昭和23年大晦日。家庭裁判所の壁に大きなチョコレートの絵を掲げたそれぞれの大人たちの中に、それぞれの後悔が、無責任との葛藤が、逃げた弱さが、気づかない傲慢があっただろう。
描かれた手のひらの上のチョコレートは、何も知らない人が見たらそれはまさに文字通り「絵に描いた餅」。本当に食べられなければ意味がないと笑われてしまうかもしれない。
でも疲れた顔で掲げた絵を眺める人たちは、皆がこの絵の意味を知っていた。チョコレートをもたらした人ともたらされたもの。実際の腹を満たさないからといって、実際に救われた心はなかったことにはならない。この絵が描かれた背景をなかったことにしてはならない。

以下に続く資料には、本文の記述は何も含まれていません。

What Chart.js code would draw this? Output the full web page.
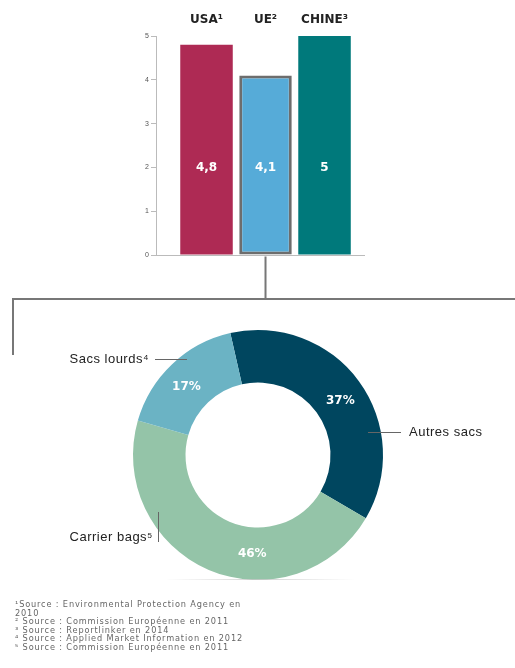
<!DOCTYPE html>
<html>
<head>
<meta charset="utf-8">
<script src="https://cdn.jsdelivr.net/npm/chart.js@4.4.0/dist/chart.umd.min.js"></script>
<style>
  html, body { margin: 0; padding: 0; background: #fff; }
  #wrap { position: relative; width: 515px; height: 668px; overflow: hidden; }
  #wrap canvas { position: absolute; left: 0; top: 0; }
  #notes {
    position: absolute; left: 15px; top: 600px;
    font: 8.2px/8.5px "DejaVu Sans", sans-serif; letter-spacing: 0.85px; color: #666;
  }
</style>
</head>
<body>
<div id="wrap">
  <canvas id="bars" width="515" height="668"></canvas>
  <canvas id="donut" width="515" height="668"></canvas>
  <div id="notes">
    ¹Source : Environmental Protection Agency en<br>2010<br>
    ² Source : Commission Européenne en 2011<br>
    ³ Source : Reportlinker en 2014<br>
    ⁴ Source : Applied Market Information en 2012<br>
    ⁵ Source : Commission Européenne en 2011
  </div>
</div>
<script>
// bar chart data
const pays = ['USA¹', 'UE²', 'CHINE³'];
const valeurs = [4.8, 4.1, 5];
const couleursBarres = ['#ae2a54', '#56abd8', '#00797b'];
const yTicks = [0, 1, 2, 3, 4, 5];

// doughnut data (clockwise from top)
const types = ['Autres sacs', 'Carrier bags⁵', 'Sacs lourds⁴'];
const parts = [37, 46, 17];
const couleursParts = ['#00465f', '#94c4a8', '#6bb3c4'];

const gris = '#777';
const police = '"Liberation Sans", Arial, sans-serif';
const policeGras = '"DejaVu Sans", sans-serif';

// bar chart
const barLabels = {
  id: 'barLabels',
  afterDatasetsDraw(chart) {
    const ctx = chart.ctx;
    const y = chart.scales.y;
    const meta = chart.getDatasetMeta(0);
    ctx.save();
    ctx.font = 'bold 12px ' + policeGras;
    ctx.fillStyle = '#fff';
    ctx.textAlign = 'center';
    ctx.textBaseline = 'middle';
    meta.data.forEach((bar, i) => {
      ctx.fillText(String(valeurs[i]).replace('.', ','), bar.x, y.getPixelForValue(2));
    });
    // baseline
    ctx.strokeStyle = '#bbb';
    ctx.lineWidth = 1;
    const y0 = Math.round(y.getPixelForValue(0)) + 0.5;
    ctx.beginPath();
    ctx.moveTo(chart.chartArea.left - 5, y0);
    ctx.lineTo(chart.chartArea.right, y0);
    ctx.stroke();
    // connector from UE bar to the doughnut
    const ue = meta.data[1];
    ctx.strokeStyle = gris;
    ctx.lineWidth = 2;
    ctx.beginPath();
    ctx.moveTo(ue.x, y0 + 1);
    ctx.lineTo(ue.x, 299);
    ctx.moveTo(515, 299);
    ctx.lineTo(13, 299);
    ctx.lineTo(13, 355);
    ctx.stroke();
    ctx.restore();
  }
};

new Chart(document.getElementById('bars'), {
  type: 'bar',
  data: {
    labels: pays,
    datasets: [{
      data: valeurs.map((v, i) => ({ x: i + 1, y: v })),
      backgroundColor: couleursBarres,
      borderColor: ['rgba(0,0,0,0)', '#6d6d6d', 'rgba(0,0,0,0)'],
      borderWidth: [0, 3, 0],
      borderSkipped: false,
      barPercentage: 0.89,
      categoryPercentage: 1
    }]
  },
  options: {
    responsive: false,
    animation: false,
    layout: { padding: { left: 136, right: 150, top: 14, bottom: 413 } },
    plugins: { legend: { display: false }, tooltip: { enabled: false } },
    scales: {
      x: {
        type: 'linear',
        position: 'top',
        offset: false,
        min: 0.144,
        max: 3.686,
        afterBuildTicks: (s) => { s.ticks = pays.map((p, i) => ({ value: i + 1 })); },
        afterFit: (s) => { s.height = 22; },
        ticks: {
          callback: (v) => pays[v - 1],
          color: '#222',
          font: { family: policeGras, size: 12, weight: 'bold' },
          padding: 9,
          maxRotation: 0
        },
        grid: { display: false, drawTicks: false },
        border: { display: false }
      },
      y: {
        min: 0,
        max: 5,
        afterBuildTicks: (s) => { s.ticks = yTicks.map(v => ({ value: v })); },
        afterFit: (s) => { s.width = 20; },
        ticks: {
          color: '#555',
          font: { family: police, size: 7 },
          padding: 2
        },
        grid: { drawOnChartArea: false, tickLength: 5, color: '#bbb' },
        border: { color: '#bbb' }
      }
    }
  },
  plugins: [barLabels]
});

// doughnut
const labelPos = [0.52, 0.38, 0.45];
const donutLabels = {
  id: 'donutLabels',
  afterDatasetsDraw(chart) {
    const ctx = chart.ctx;
    const meta = chart.getDatasetMeta(0);
    ctx.save();
    ctx.font = 'bold 12px ' + policeGras;
    ctx.fillStyle = '#fff';
    ctx.textAlign = 'center';
    ctx.textBaseline = 'middle';
    meta.data.forEach((arc, i) => {
      const a = arc.startAngle + (arc.endAngle - arc.startAngle) * labelPos[i];
      const r = (arc.innerRadius + arc.outerRadius) / 2;
      ctx.fillText(parts[i] + '%', arc.x + Math.cos(a) * r, arc.y + Math.sin(a) * r);
    });
    // callouts
    ctx.font = '13px ' + police;
    ctx.letterSpacing = '0.5px';
    ctx.fillStyle = '#222';
    ctx.strokeStyle = '#666';
    ctx.lineWidth = 1;
    ctx.textAlign = 'left';
    ctx.fillText(types[0], 409, 432);
    ctx.textAlign = 'right';
    ctx.fillText(types[2], 149, 359);
    ctx.fillText(types[1], 153, 537);
    ctx.beginPath();
    ctx.moveTo(368, 432.5); ctx.lineTo(401, 432.5);
    ctx.moveTo(155, 359.5); ctx.lineTo(187, 359.5);
    ctx.moveTo(158.5, 512); ctx.lineTo(158.5, 542);
    ctx.stroke();
    // soft shadow under the ring
    const g = ctx.createLinearGradient(165, 0, 355, 0);
    g.addColorStop(0, 'rgba(200,200,200,0)');
    g.addColorStop(0.5, 'rgba(200,200,200,0.8)');
    g.addColorStop(1, 'rgba(200,200,200,0)');
    ctx.strokeStyle = g;
    ctx.beginPath();
    ctx.moveTo(165, 579.5); ctx.lineTo(355, 579.5);
    ctx.stroke();
    ctx.restore();
  }
};

new Chart(document.getElementById('donut'), {
  type: 'doughnut',
  data: {
    labels: types,
    datasets: [{
      data: parts,
      backgroundColor: couleursParts,
      borderWidth: 0
    }]
  },
  options: {
    responsive: false,
    animation: false,
    rotation: -12.8,
    cutout: '58%',
    layout: { padding: { left: 133, right: 132, top: 330, bottom: 88 } },
    plugins: { legend: { display: false }, tooltip: { enabled: false } }
  },
  plugins: [donutLabels]
});
</script>
</body>
</html>
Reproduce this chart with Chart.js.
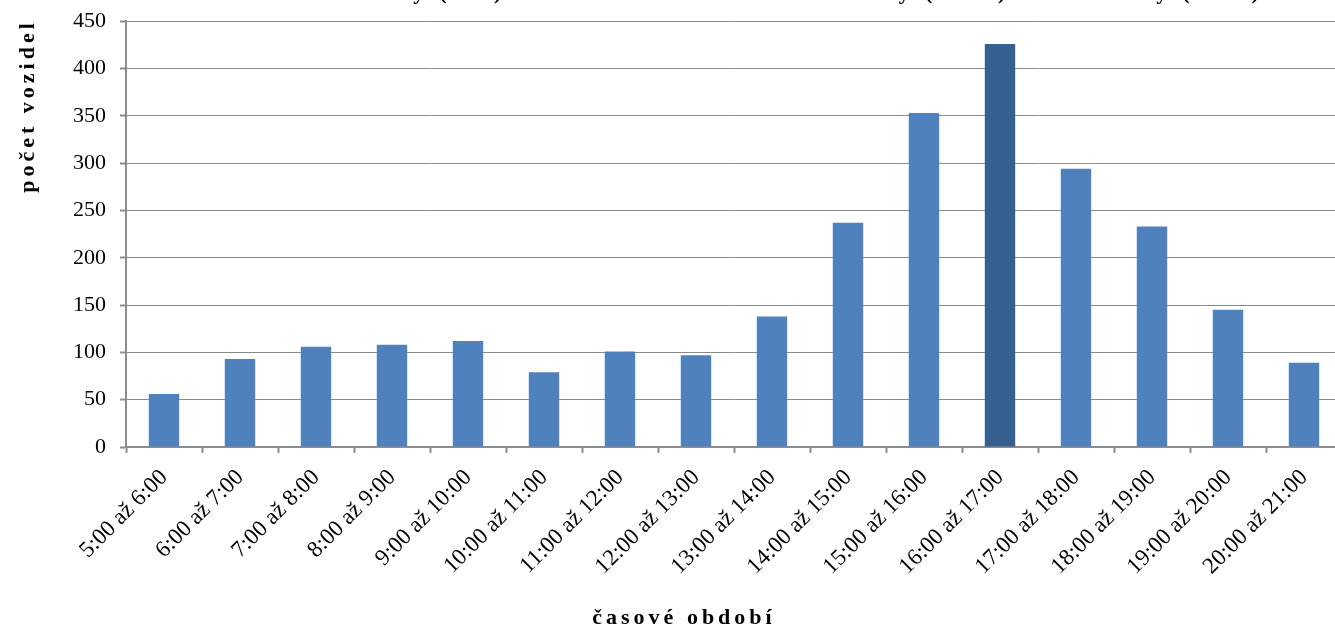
<!DOCTYPE html>
<html>
<head>
<meta charset="utf-8">
<script src="https://cdn.jsdelivr.net/npm/chart.js@4"></script>
<style>
    html, body { margin: 0; padding: 0; background: #fff; overflow: hidden; }
    #wrap { position: relative; width: 1342px; height: 634px; margin-top: -6px; }
</style>
</head>
<body>
<div id="wrap"><canvas id="traffic-chart"></canvas></div>
<script>
const categories = [
    '5:00 až 6:00', '6:00 až 7:00', '7:00 až 8:00', '8:00 až 9:00',
    '9:00 až 10:00', '10:00 až 11:00', '11:00 až 12:00', '12:00 až 13:00',
    '13:00 až 14:00', '14:00 až 15:00', '15:00 až 16:00', '16:00 až 17:00',
    '17:00 až 18:00', '18:00 až 19:00', '19:00 až 20:00', '20:00 až 21:00'
];
const vehicleCounts = [56, 93, 106, 108, 112, 79, 101, 97, 138, 237, 353, 426, 294, 233, 145, 89];
const yTicks = [0, 50, 100, 150, 200, 250, 300, 350, 400, 450];

const chartTitle = 'Osobní automobily (OA) + lehké nákladní automobily (LNA) + autobusy (BUS)';
const yTitle = 'počet vozidel';
const xTitle = 'časové období';

const peakIndex = 11;
const serif = '"Liberation Serif", "Times New Roman", serif';
const shift = 6; // canvas is pulled up by this much so the title is cut like the original

// axis titles and the cut-off chart title need letter spacing, so they are drawn by hand
const spacedTexts = {
    id: 'spacedTexts',
    afterDraw: function(chart) {
        const ctx = chart.ctx;
        ctx.save();
        ctx.fillStyle = '#000';
        ctx.textBaseline = 'alphabetic';
        ctx.textAlign = 'center';

        ctx.font = 'bold 22px ' + serif;
        ctx.letterSpacing = '4.8px';
        ctx.fillText(chartTitle, 716, shift - 1);

        ctx.letterSpacing = '4px';
        ctx.fillText(xTitle, 684, shift + 624);

        ctx.translate(34, shift + 106);
        ctx.rotate(-Math.PI / 2);
        ctx.fillText(yTitle, 0, 0);
        ctx.restore();
    }
};

new Chart(document.getElementById('traffic-chart'), {
    type: 'bar',
    data: {
        labels: categories,
        datasets: [{
            data: vehicleCounts,
            backgroundColor: vehicleCounts.map(function(v, i) {
                return i === peakIndex ? '#36608F' : '#4F81BD';
            }),
            borderWidth: 0,
            barPercentage: 0.8,
            categoryPercentage: 0.5,
        }]
    },
    options: {
        responsive: true,
        maintainAspectRatio: false,
        animation: false,
        layout: { padding: { left: 50, top: 16, right: 0, bottom: 0 } },
        plugins: {
            legend: { display: false },
            title: { display: false },
            tooltip: { enabled: false }
        },
        scales: {
            x: {
                grid: {
                    drawOnChartArea: false,
                    drawTicks: true,
                    tickLength: 6,
                    tickColor: '#8c8c8c',
                    tickWidth: 2,
                },
                border: { color: '#8c8c8c', width: 2 },
                ticks: {
                    font: { family: serif, size: 23 },
                    color: '#000',
                    minRotation: 45,
                    maxRotation: 45,
                    padding: 11,
                },
                afterFit: function(scale) { scale.height = 181; }
            },
            y: {
                min: 0,
                max: 450,
                afterBuildTicks: function(scale) {
                    scale.ticks = yTicks.map(function(v) { return { value: v }; });
                },
                grid: {
                    color: '#8a8a8a',
                    lineWidth: 1,
                    borderDash: [1, 1],
                    drawTicks: true,
                    tickLength: 6,
                    tickColor: '#8c8c8c',
                    tickWidth: 2,
                    tickBorderDash: [],
                },
                border: { color: '#8c8c8c', width: 2 },
                ticks: {
                    font: { family: serif, size: 22 },
                    color: '#000',
                    padding: 14,
                },
                afterFit: function(scale) { scale.width = 76; }
            }
        }
    },
    plugins: [spacedTexts]
});
</script>
</body>
</html>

そして大人たちがチョコレートを奪った過去を、現在進行形で奪っている現実を忘れてはならない。
果たせなかった責任
傷つけた気持ち
気づかなかった慢心
目をそらしたいすべてを抱えたうえで、大人はその責任として、なおチョコレートを手に乗せる未来を約束しなければならない。そしていつでも目に留まるところに掲げ続けなければ私達はきっと忘れ、なかったことにしてしまう。メッセージは、物語を超えて、今ココに刺さる。
ひとりじゃない
「ひとりじゃ心細い。君たちに傍で支えてもらいたいんだ。子供たちの幸せのために」と頼んだ多岐川の言葉を聞いて、ああ、これはホーナーさんの言葉と同じじゃないかと気づいた。
Let us work together for the sake of happiness our children
「全部父さんが何とかする」から「一緒に働こう」へ。直明が熱をいれるBBS運動(Big Brothers and Sisters Movement)も同じだった。トップダウンからネットワークへ。ドラマからもたらされるシグナルは形を変え、言葉を変え、波のように何度も届く。
今できることをやろう。一緒にやろう。私たちはひとりじゃない。「手を取り合えるのは本当に素敵な事です。」
かつて、寅子に「お前はひとりじゃない」と言ってくれたひとがいた。一度は離してしまった、その手。彼女と、また手を取り合える未来をみたいって願っている。